Ein weiterer wichtiger Charakter ist zudem Pearls Mutter, der sie regelmäßig in ihrer Phantasie begegnet. Diese wird als fürsorgliche Mutter beschrieben, die ihr in brenzligen Situationen trotz ihres Todes beiseite steht und versucht, sie zur Vernunft zu kriegen. Obwohl auch diese Begegnungen häufig im Streit enden, spürt der Leser die bedingungslose Liebe der Mutter zu ihrer Tochter.

Pearls Stiefvater, der sich seit ihrer Geburt um sie kümmert, ist ebenfalls eine bedeutende Person. Dieser ist mit der gesamten Situation maßlos überfordert und kann seine Tochter plötzlich nicht mehr verstehen. Ihm fehlt die Kraft, sich mit ihren Launen auseinanderzusetzen, somit geraten die beiden häufiger aneinander.

Weitere Nebencharaktere sind die Großmutter Granny, welche Pearl, Rose und deren Vater im Haushalt unterstützt, sowie Molly, Pearls beste Freundin, die es jedoch irgendwann leid ist, ständig nett und zuvorkommen zu sein, aber immer nur auf Ablehnung stößt. Auch Finn, der Nachbarsjunge, spielt im Laufe des Buchs eine zentrale Rolle und wird für Pearl immer bedeutender. Finn ist ein wohlerzogener und zuvorkommender Junge, der sich sehr um Pearl sorgt und gerade in heiklen Situationen für sie da ist.


Aufmachung des Buches
Das Jugendbuch erschien als gebundene Ausgabe.
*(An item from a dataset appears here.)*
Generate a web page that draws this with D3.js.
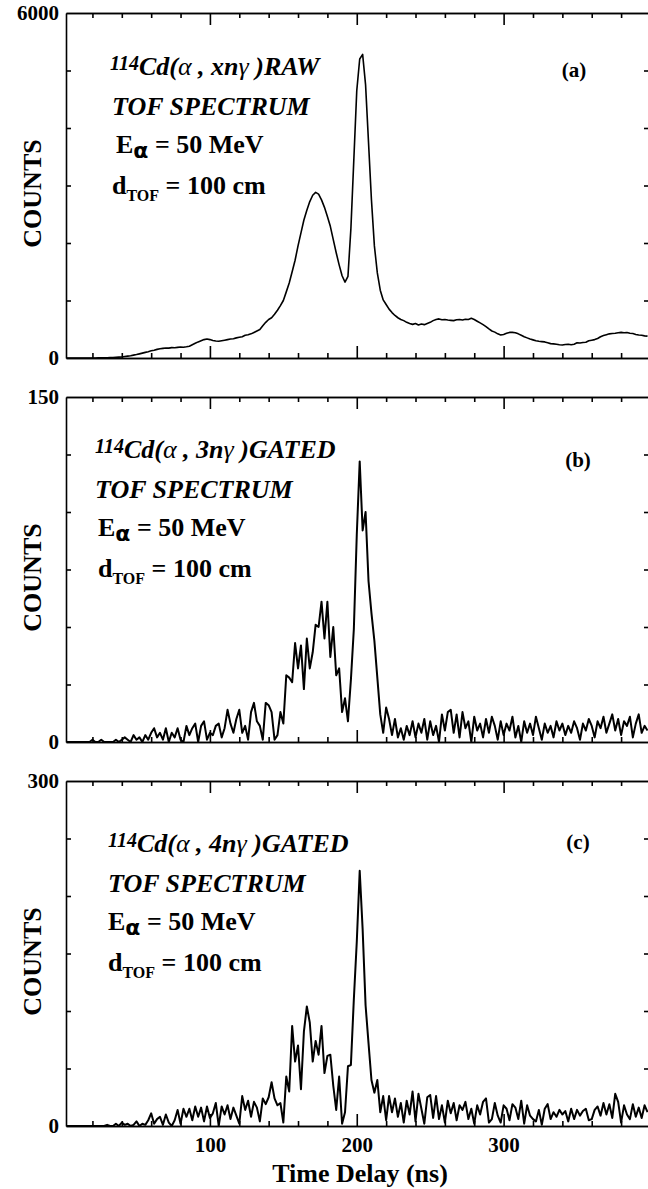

Es besitzt einen roten Papierumschlag. Auf dem roten Cover ist eine weiße leere Eierschale abgebildet, welche wohl für das kürzlich geborene Baby steht. Die Titelschrift ist ebenfalls in Weiß gehalten. Das Cover wirkt schlicht, dennoch vielversprechend. Der Titel macht ebenfalls neugierig, welches tragische Ereignis sich dahinter wohl verbirgt.

Auch bei der inneren Aufmachung und der Kapiteleinteilung hat sich die Autorin etwas dabei gedacht. Die Kapitel werden in Monate unterteilt, beginnend im März. Somit besteht das Jugendbuch aus zwölf Kapiteln, die die Ereignisse eines kompletten Jahres widerspiegeln.


Fazit
„Das Jahr, nachdem die Welt stehen blieb" ist ein empfehlenswertes, gefühlsbetontes Jugendbuch von Clare Furniss. Sie beschreibt realistisch und emotional, wie schnell von einem Tag auf den anderen die heile Welt zerbrechen kann und wie mühsam es ist, sich in dieser neuen, trostlosen Welt zurechtzufinden.